Reposted with permission from Windermere Real Estate and Keryn Giguere.
The real estate market in Tacoma, the past year especially, has been difficult for buyers. There are multiple offers, low inventory and folks with cash — eliminating the seller’s need to accept an offer from a financed buyer, which requires additional steps like an appraisal.
While representing a buyer, it is my duty to make my clients aware of their options for competing in this sellers’ market and to encourage them to take advantage of options that are available to them to enhance their offer — and hopefully beat competing offers.
The conflict for me is: what about tactics that I don’t think should even be at our buyers’ disposal?
“Love letters” are commonly found in the real estate world, especially in competitive markets, where houses are receiving multiple offers. The letters I have seen typically include a cute little bio about the buyer’s family, what they like about the house and their plans moving forward after they’ve completed the purchase. Some even include pictures of the buyers.
If you are like me, you might start to question the ethical validity of something like this. Sure, for the heteronormative, cis pair with an adorable child and golden retriever this sounds like a wonderful tactic. But what if you are a gay couple? A single woman? What if you are a trans person trying to compete for the same house?
I have seen my buyers lose in a competitive situation because the seller preferred a family move in rather than a single lady. This does happen. My question is how is this allowed?
I agree that as long as this is legal, we shouldn’t tell our buyers that they can’t submit a letter to a seller. I have had clients write up some well-thought-out letters, focusing on the house and their plans, more than their personality and marital status. I have had clients submit the cute family photo, with no malice or ill will intended.
I just can’t help but think of my clients who are scared that the seller won’t want to cooperate with them if they find out their identity. I have had gay clients worried about the seller being at the inspection and not liking that they are LGBT+. There are concerns that some have to carry that others do not.
Some people may argue that the seller can’t break a contract because of these things, but they sure can make it difficult and discourage a smooth transaction; for example, not cooperating on needed repairs or not allowing an extension of the closing date because of appraisal issues.

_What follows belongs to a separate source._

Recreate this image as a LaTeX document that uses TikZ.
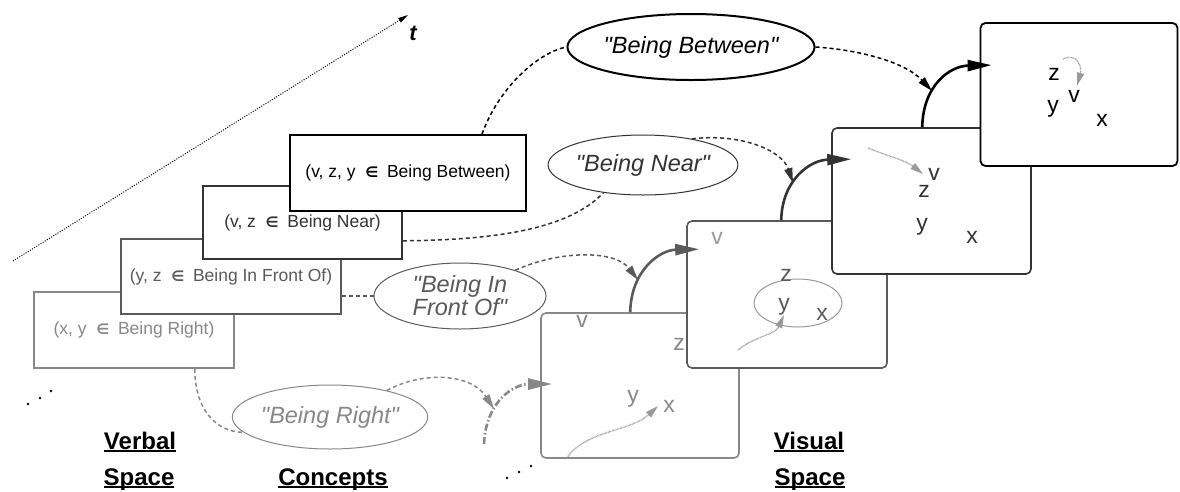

In some circumstances, a letter can backfire. What if the buyer writes about how much they love animals and how they are looking forward to moving in with their three kitties, and the seller doesn’t like cats? Sometimes these details can be more detrimental than beneficial to the buyer’s competitiveness.
I don’t think people who write letters are doing a bad thing. I do, however, think that the letters inherently encourage bias, prejudices and favoritism based on factors that dance on the line of ethics in fair housing.